The new poll asked more than 1,500 people about their views on climate change in an online survey conducted between September 8 and 10.
The poll, which is weighted to account for demographic differences, can’t be assigned a margin of error because online surveys are not considered truly random samples.
Leger reported that 72% of Canadians surveyed said they are worried or very worried about climate change and 21% said they were not very worried. Only 7% said they weren’t worried about it at all.
Respondents from Quebec were most likely to be worried or very worried, at 84%, while Alberta recorded a much smaller majority, at 55% worried.
Younger Canadians are more concerned about the climate than older Canadians, and women are more worried than men.
Pocketbook issues heavily outweighed climate change as a top-of-mind issue for Canadians in the poll, with only 7% of those surveyed listing climate change as the top issue facing the country.
The largest share—33%—cited inflation as the top issue, 16% chose housing affordability, and 8% pointed to rising interest rates.
Some 69% of those surveyed said climate change is caused by human activity, while 21% said they believe it’s just part of a natural pattern. More than 80% of Quebec residents polled blamed human activity for climate change, as did 51% in Alberta.
Almost three-quarters of Canadians surveyed think extreme weather events are linked to climate change, and about two in three think the country will see more extreme weather in the future.
Sixty-one per cent of respondents said they have already changed some of their daily behaviour because of their concerns about climate change and 68% said they planned to make changes to their daily life in the next five years.
Only 40% said they’d make changes that come with a cost.
But James Boothroyd, managing director of Vancouver-based EcoAnalytics Research, said survey respondents “will support transitioning to renewables when framed as a public investment that is fair, that all contribute to (individuals, government, and industry), and when the investments are seen as part of a comprehensive bundle of socio-economic supports,” as they are in the United States under the Biden administration’s Inflation Reduction Act.

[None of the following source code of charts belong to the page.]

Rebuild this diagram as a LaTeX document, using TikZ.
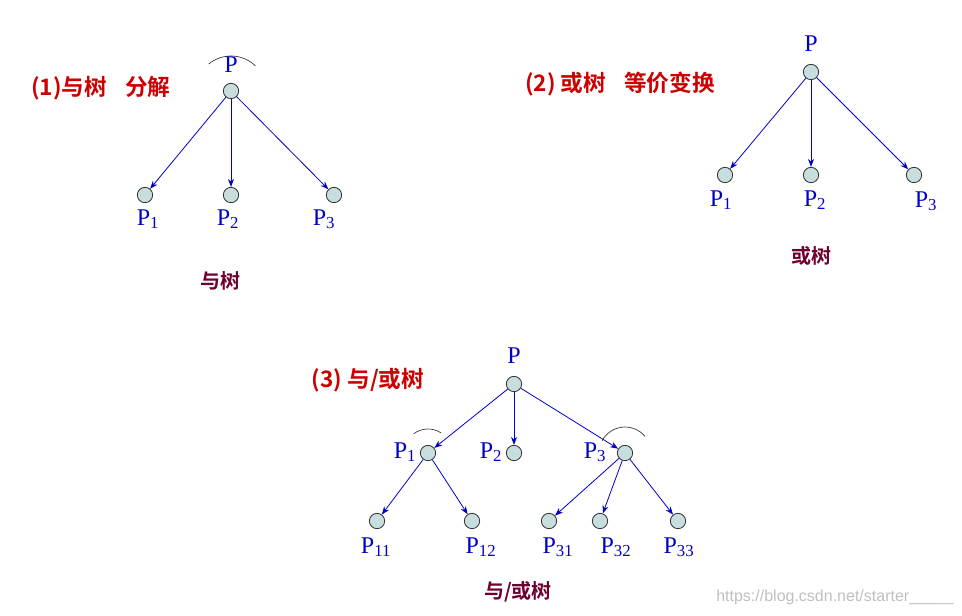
\documentclass[tikz,border=0pt]{standalone}
\usepackage{fontspec}
\setmainfont{Liberation Serif}
\newfontfamily\cjk{Noto Sans CJK SC}[BoldFont={Noto Sans CJK SC Bold}]
\newfontfamily\sans{Liberation Sans}
\usetikzlibrary{arrows.meta,calc}
\definecolor{nodefill}{RGB}{200,222,222}
\definecolor{titlered}{RGB}{204,0,0}
\definecolor{capc}{RGB}{110,0,50}
\definecolor{lblue}{RGB}{0,0,200}
\begin{document}
\begin{tikzpicture}[x=0.75pt,y=-0.75pt,
  nd/.style={circle,draw=black!80,fill=nodefill,inner sep=0pt,minimum size=11.5pt,line width=0.6pt},
  ed/.style={-{Stealth[length=6pt,width=4.5pt]},draw=lblue,line width=0.6pt},
  lbtxt/.style={text=lblue,font=\fontsize{18}{18}\selectfont,inner sep=0pt},
  ttl/.style={text=titlered,font=\cjk\bfseries\fontsize{17}{17}\selectfont,inner sep=0pt},
  captxt/.style={text=capc,font=\cjk\bfseries\fontsize{15}{15}\selectfont,inner sep=0pt},
  arcline/.style={draw=black!80,line width=0.5pt}]
\useasboundingbox (0,0) rectangle (962,615);
% Tree 1
\node[nd] (a) at (231,91) {};
\node[nd] (a1) at (145,195) {};
\node[nd] (a2) at (231,195) {};
\node[nd] (a3) at (334,195) {};
\foreach \t in {a1,a2,a3} \draw[ed] (a) -- (\t);
\draw[arcline] ($(a)+(-129.6:35)$) arc[start angle=-129.6,end angle=-45.7,radius=35];
\node[lbtxt] (la) at (231,65) {P};
\node[lbtxt] (la1) at (148,219) {P\textsubscript{1}};
\node[lbtxt] (la2) at (228,219) {P\textsubscript{2}};
\node[lbtxt] (la3) at (324,219) {P\textsubscript{3}};
\node[ttl] (t1) at (101,88) {(1)与树\hspace{0.8em}分解};
\node[captxt] (c1) at (220,281) {与树};
% Tree 2
\node[nd] (b) at (811,72) {};
\node[nd] (b1) at (725,175) {};
\node[nd] (b2) at (811,175) {};
\node[nd] (b3) at (914,175) {};
\foreach \t in {b1,b2,b3} \draw[ed] (b) -- (\t);
\node[lbtxt] (lb0) at (811,44) {P};
\node[lbtxt] (lb1) at (721,200) {P\textsubscript{1}};
\node[lbtxt] (lb2) at (815,200) {P\textsubscript{2}};
\node[lbtxt] (lb3) at (926,201) {P\textsubscript{3}};
\node[ttl] (t2) at (620,84) {(2) 或树\hspace{0.8em}等价变换};
\node[captxt] (c2) at (811,256) {或树};
% Tree 3
\node[nd] (p) at (514,384) {};
\node[nd] (p1) at (428,453) {};
\node[nd] (p2) at (514,453) {};
\node[nd] (p3) at (625,453) {};
\node[nd] (p11) at (377,521) {};
\node[nd] (p12) at (472,521) {};
\node[nd] (p31) at (549,521) {};
\node[nd] (p32) at (600,521) {};
\node[nd] (p33) at (678,521) {};
\foreach \t in {p1,p2,p3} \draw[ed] (p) -- (\t);
\foreach \t in {p11,p12} \draw[ed] (p1) -- (\t);
\foreach \t in {p31,p32,p33} \draw[ed] (p3) -- (\t);
\draw[arcline] ($(p1)+(-126.9:24)$) arc[start angle=-126.9,end angle=-57,radius=24];
\draw[arcline] ($(p3)+(-152:26)$) arc[start angle=-152,end angle=-40,radius=26];
\node[lbtxt] (lp) at (514,356) {P};
\node[lbtxt] (lp1) at (405,452) {P\textsubscript{1}};
\node[lbtxt] (lp2) at (491,452) {P\textsubscript{2}};
\node[lbtxt] (lp3) at (595,452) {P\textsubscript{3}};
\node[lbtxt] (lp11) at (376,547) {P\textsubscript{11}};
\node[lbtxt] (lp12) at (481,547) {P\textsubscript{12}};
\node[lbtxt] (lp31) at (558,547) {P\textsubscript{31}};
\node[lbtxt] (lp32) at (616,547) {P\textsubscript{32}};
\node[lbtxt] (lp33) at (679,547) {P\textsubscript{33}};
\node[ttl] (t3) at (368,380) {(3) 与/或树};
\node[captxt] (c3) at (518,592) {与/或树};
\node[text=black!25,font=\sans\fontsize{12}{12}\selectfont,inner sep=0pt] (wm) at (835,597) {https://blog.csdn.net/starter\_\_\_\_\_};
\end{tikzpicture}
\end{document}
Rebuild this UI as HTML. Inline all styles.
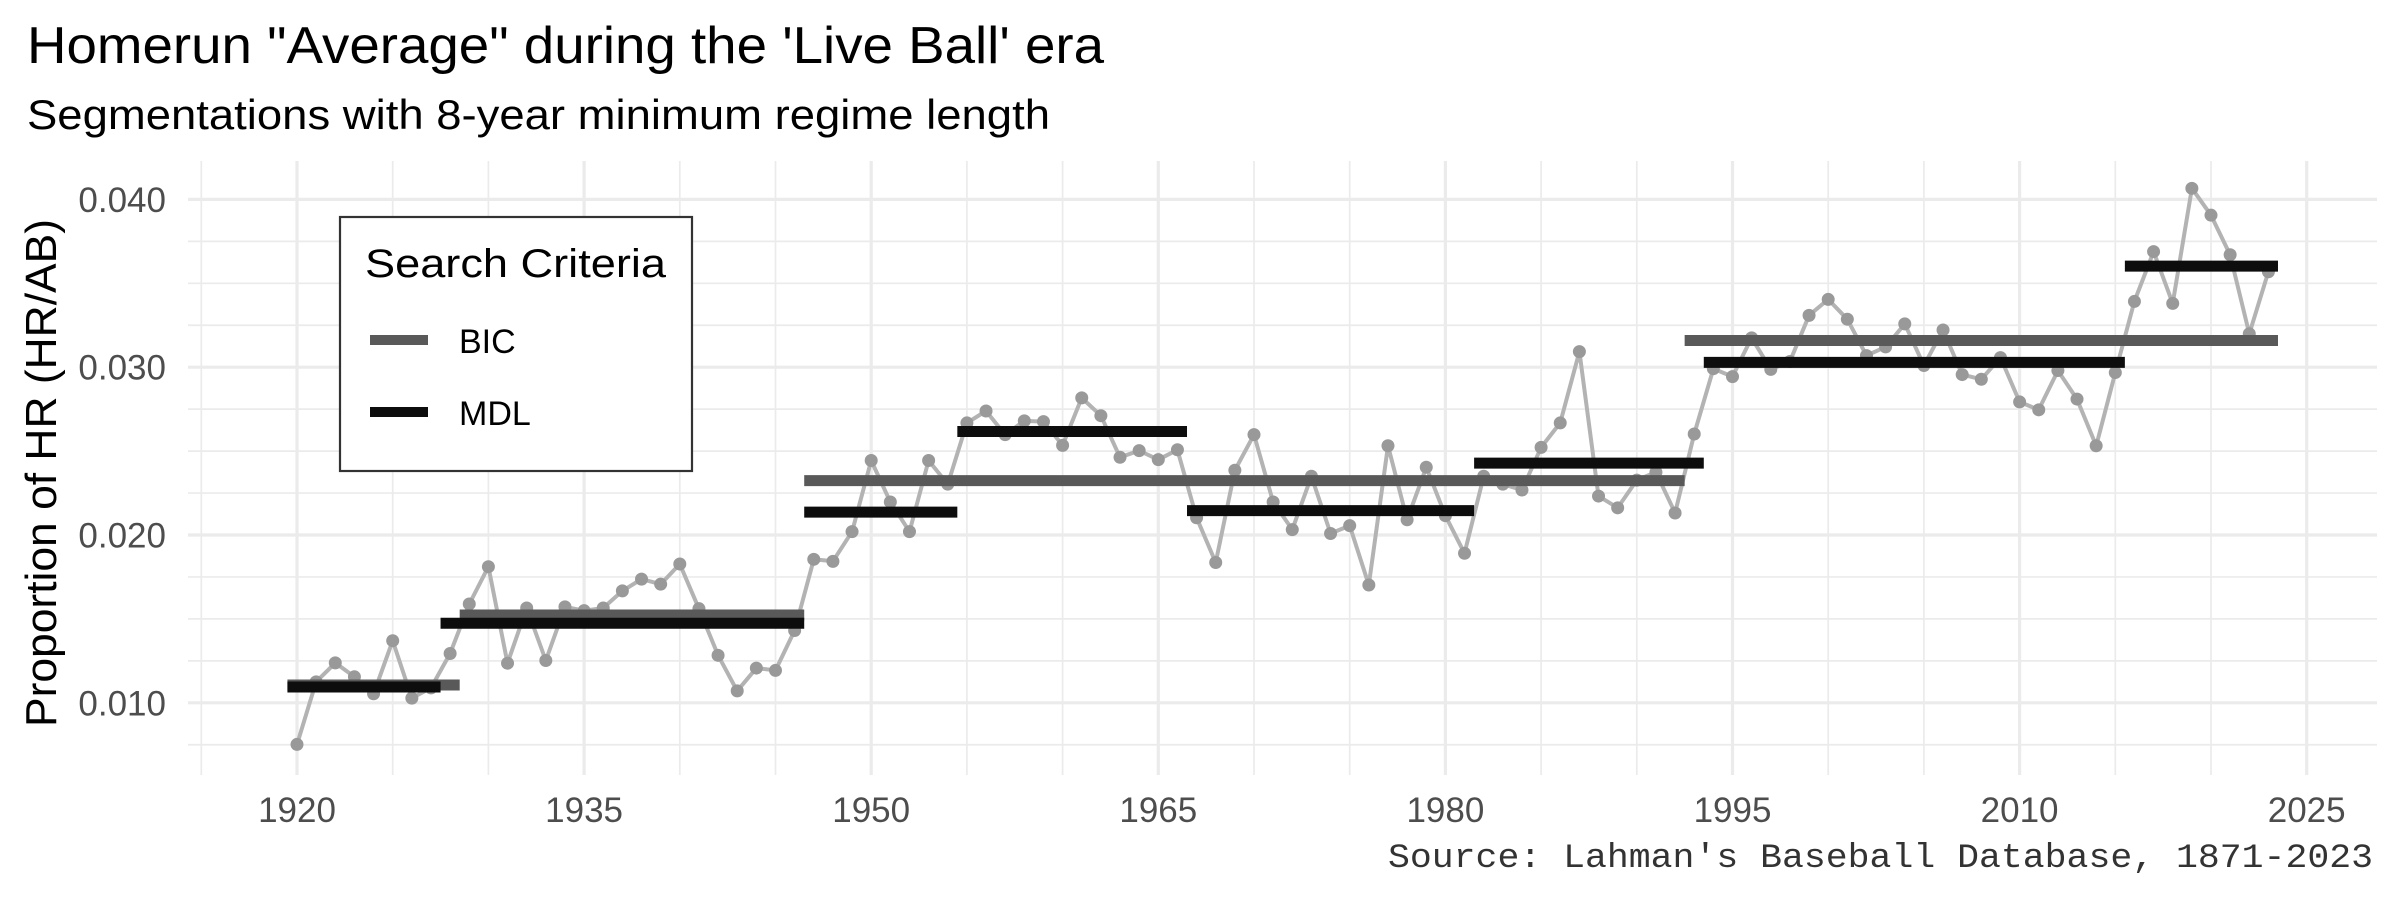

“Asking people to say how much they would pay individually employs a strategic frame that causes respondents to think of themselves in isolation, individually on the hook, and perhaps defensive,” Boothroyd told The Energy Mix in an email. “This is quite a different thing from asking them to contribute their part… to necessary public investments for a healthier, more secure future.”
In EcoAnalytics’ own research earlier this year, 45% of respondents identified affordability as their biggest concern, with only 8% naming climate change, he added. But that opens the door for storylines that emphasize “the greater affordability and price stability of renewable energy compared with fossil fuels, once up-front costs are covered.”
The Leger poll comes at the end of Canada’s worst wildfire season in history, CP writes.
Globally, temperatures hit record highs in July, while Canadians in every province and much of the North were directly impacted by fires—if not from the blazes directly, then by the thick smoke from those fires that blanketed cities and towns thousands of kilometres away.
More than 100,000 people were forced to evacuate their homes between May and September and hundreds of homes burned, including about 200 in suburban Halifax in the spring, and almost as many in West Kelowna, British Columbia, in August.
Climate advocates have long argued Canadians need to be thinking not just about how much it costs to change our behaviour to slow climate change, but also how much it costs not to act.
Last spring, the federal government issued an updated analysis showing it cost Canada $261 this year for every tonne of greenhouse gas emissions emitted. Those costs include the impact of extreme weather on things like food production, human health, and disaster repair bills. The analysis suggested that by 2030, that cost will rise to $294 per tonne.
The most recent inventory showed Canada emitted about 670 million tonnes in 2021, although this year’s wildfires are on track to double or triple that total. The current target aims to reduce that by more than 230 million tonnes a year by 2030.